As far as the extinction of the above-mentioned trusts is concerned, there is no major national impact on the arts, audiovisual and cultural affairs sector resulting from said extinction or termination.
The original idea of the Decree was to eliminate certain mechanisms that promoted corruption and unneeded expense in certain sectors that the federal government considered non-essential, however there was a fatal flaw in said considerations as the method of elimination was a generalized and arbitrary Decree that did not obey the reality of trusts or mandates that were not only useful but necessary for the development and growth of important sectors, such as the arts, audiovisual industry, and cultural affairs that represent an important part of the gross domestic product.
In consequence, some measures had to be taken in order to continue with the most important funds in that regard: FONCA and FOPROCINE.

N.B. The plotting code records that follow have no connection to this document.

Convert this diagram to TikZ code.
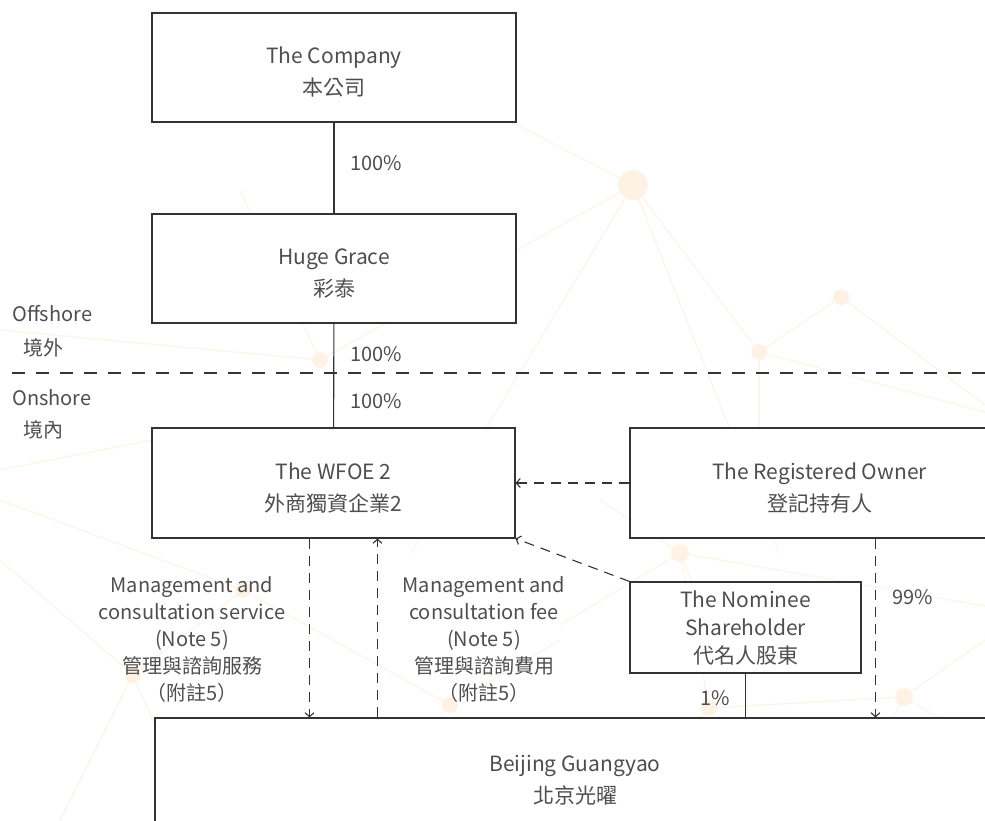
\documentclass[tikz,border=0pt]{standalone}
\usepackage{fontspec}
\setmainfont{Noto Sans CJK TC}
\usetikzlibrary{arrows.meta}

\definecolor{linegray}{HTML}{333333}
\definecolor{textgray}{HTML}{4E4E4E}
\definecolor{netline}{RGB}{254,245,234}
\definecolor{netdot}{RGB}{253,242,228}

% extra room above the first line of a box
\newcommand{\boxtop}{\rule{0pt}{26pt}}

\tikzset{
  entity/.style={draw=linegray, line width=1.1pt, fill=white, align=center,
    text=textgray, inner sep=0pt, font=\fontsize{21pt}{32pt}\selectfont},
  holding/.style={draw=linegray, line width=1.1pt},
  flow/.style={holding, dash pattern=on 10pt off 7pt,
    -{Straight Barb[length=4pt,width=9pt]}},
  border/.style={draw=linegray, line width=1.1pt, dash pattern=on 13pt off 11pt},
  share/.style={text=textgray, inner sep=0pt, font=\fontsize{20pt}{26pt}\selectfont},
  note/.style={share, align=center, font=\fontsize{20pt}{27pt}\selectfont},
  net/.style={netline, line width=1.4pt},
  hub/.style={fill=netdot},
}

\begin{document}
\begin{tikzpicture}[x=1pt, y=-1pt]
  \useasboundingbox (0,0) rectangle (985,821);
  \clip (0,0) rectangle (985,821);

  % background network
  \coordinate (h1) at (633,185);
  \coordinate (h2) at (841,297);
  \coordinate (h3) at (759,352);
  \coordinate (h4) at (680,553);
  \coordinate (h5) at (904,697);
  \coordinate (h6) at (709,708);
  \coordinate (h7) at (450,705);
  \coordinate (h8) at (133,675);
  \coordinate (h9) at (320,360);
  \coordinate (h10) at (243,590);
  \draw[net] (h1) -- (440,85);
  \draw[net] (h1) -- (h9);
  \draw[net] (h1) -- (411,553);
  \draw[net] (h1) -- (779,553);
  \draw[net] (h1) -- (h3);
  \draw[net] (h3) -- (h2);
  \draw[net] (h2) -- (985,405);
  \draw[net] (h3) -- (985,412);
  \draw[net] (h3) -- (759,440);
  \draw[net] (h4) -- (985,606);
  \draw[net] (h4) -- (560,625);
  \draw[net] (h4) -- (600,500);
  \draw[net] (h4) -- (700,600);
  \draw[net] (h4) -- (h6);
  \draw[net] (h5) -- (h6);
  \draw[net] (h5) -- (985,640);
  \draw[net] (h5) -- (985,745);
  \draw[net] (h5) -- (870,760);
  \draw[net] (h6) -- (660,760);
  \draw[net] (h7) -- (560,640);
  \draw[net] (h7) -- (400,760);
  \draw[net] (h7) -- (h10);
  \draw[net] (h8) -- (0,560);
  \draw[net] (h8) -- (170,760);
  \draw[net] (h8) -- (h10);
  \draw[net] (h10) -- (0,500);
  \draw[net] (h9) -- (0,330);
  \draw[net] (h9) -- (240,190);
  \draw[net] (0,470) -- (152,440);
  \draw[net] (60,821) -- (h8);
  \fill[hub] (h1) circle (15);
  \foreach \h in {h2,h3,h6,h7,h8,h9,h10}
    \fill[hub] (\h) circle (8);
  \foreach \h in {h4,h5}
    \fill[hub] (\h) circle (9);

  % entities
  \node[entity, minimum width=364, minimum height=109] (company) at (334,67.5)
    {\boxtop The Company\\本公司};
  \node[entity, minimum width=364, minimum height=109] (huge) at (334,268.5)
    {\boxtop Huge Grace\\彩泰};
  \node[entity, minimum width=363, minimum height=110] (wfoe) at (333.5,483)
    {\boxtop The WFOE 2\\外商獨資企業2};
  \node[entity, minimum width=379, minimum height=110] (owner) at (819.5,483)
    {\boxtop The Registered Owner\\登記持有人};
  \node[entity, minimum width=231, minimum height=91,
    font=\fontsize{21pt}{28pt}\selectfont] (nominee) at (745.5,627.5)
    {The Nominee\\Shareholder\\代名人股東};
  \node[entity, minimum width=840, minimum height=124] (beijing) at (575,780)
    {Beijing Guangyao\\北京光曜};

  % offshore / onshore
  \draw[border] (12,373) -- (985,373);
  \node[share, anchor=west] (offshore) at (12,314) {Offshore};
  \node[share, anchor=west] (offshorecn) at (23,348) {境外};
  \node[share, anchor=west] (onshore) at (12,398) {Onshore};
  \node[share, anchor=west] (onshorecn) at (23,430) {境內};

  % shareholdings
  \draw[holding] (company) -- (huge);
  \draw[holding] (huge) -- (wfoe);
  \draw[holding] (nominee) -- (nominee |- beijing.north);
  \draw[flow] ([xshift=246pt]owner.south west) -- ([xshift=246pt]owner.south west |- beijing.north);
  \node[share, anchor=west] (pc1) at (350,163) {100\%};
  \node[share, anchor=west] (pc2) at (350,354) {100\%};
  \node[share, anchor=west] (pc3) at (350,401) {100\%};
  \node[share, anchor=west] (pc4) at (892,597) {99\%};
  \node[share, anchor=east] (pc5) at (730,698) {1\%};

  % contractual arrangements
  \draw[flow] (owner.west) -- (wfoe.east);
  \draw[flow] (nominee.north west) -- (wfoe.south east);
  \draw[flow] ([xshift=158pt]wfoe.south west) -- ([xshift=158pt]wfoe.south west |- beijing.north);
  \draw[flow] ([xshift=226pt]wfoe.south west |- beijing.north) -- ([xshift=226pt]wfoe.south west);
  \node[note] (service) at (192,639)
    {Management and\\consultation service\\(Note 5)\\管理與諮詢服務\\（附註5）};
  \node[note] (fee) at (484,639)
    {Management and\\consultation fee\\(Note 5)\\管理與諮詢費用\\（附註5）};
\end{tikzpicture}
\end{document}
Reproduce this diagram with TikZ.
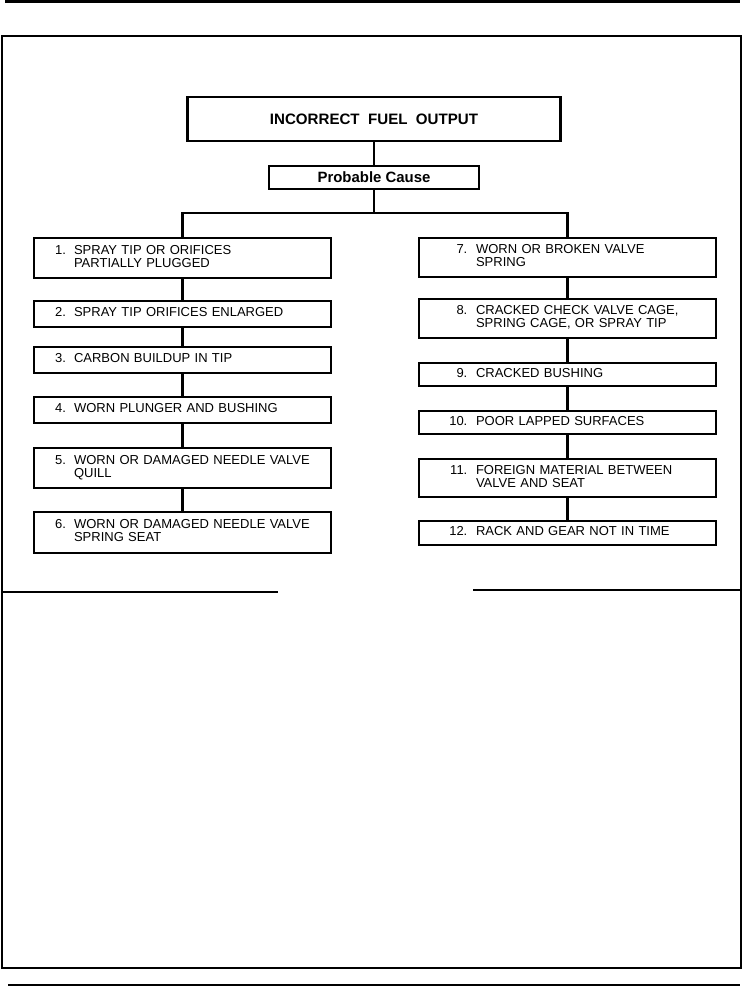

The First Bill essentially proposes maintenance of the status quo, with the only difference of the rigidity of the law and the bureaucratic process of the Ministry of Culture to function. The Second Bill proposes a new trust without the clarity and transparency that existed in the original FONCA, at least for the time being. It offers essentially no improvement, nor do we consider that its mechanisms are better defined.
Finally, the merger of FOPROCINE and FIDECINE seems like a futile attempt to make amends for a blunder. It does not take into consideration that these funds have similar backgrounds but different objects. Ideally, FOPROCINE should be created by law, and for this purpose it would be necessary to reform the Federal Law of Cinematography, which recognizes not only its importance but also its essential differences with FIDECINE, so that both funds may continue to grant the amounts and incentives to their specialized genres.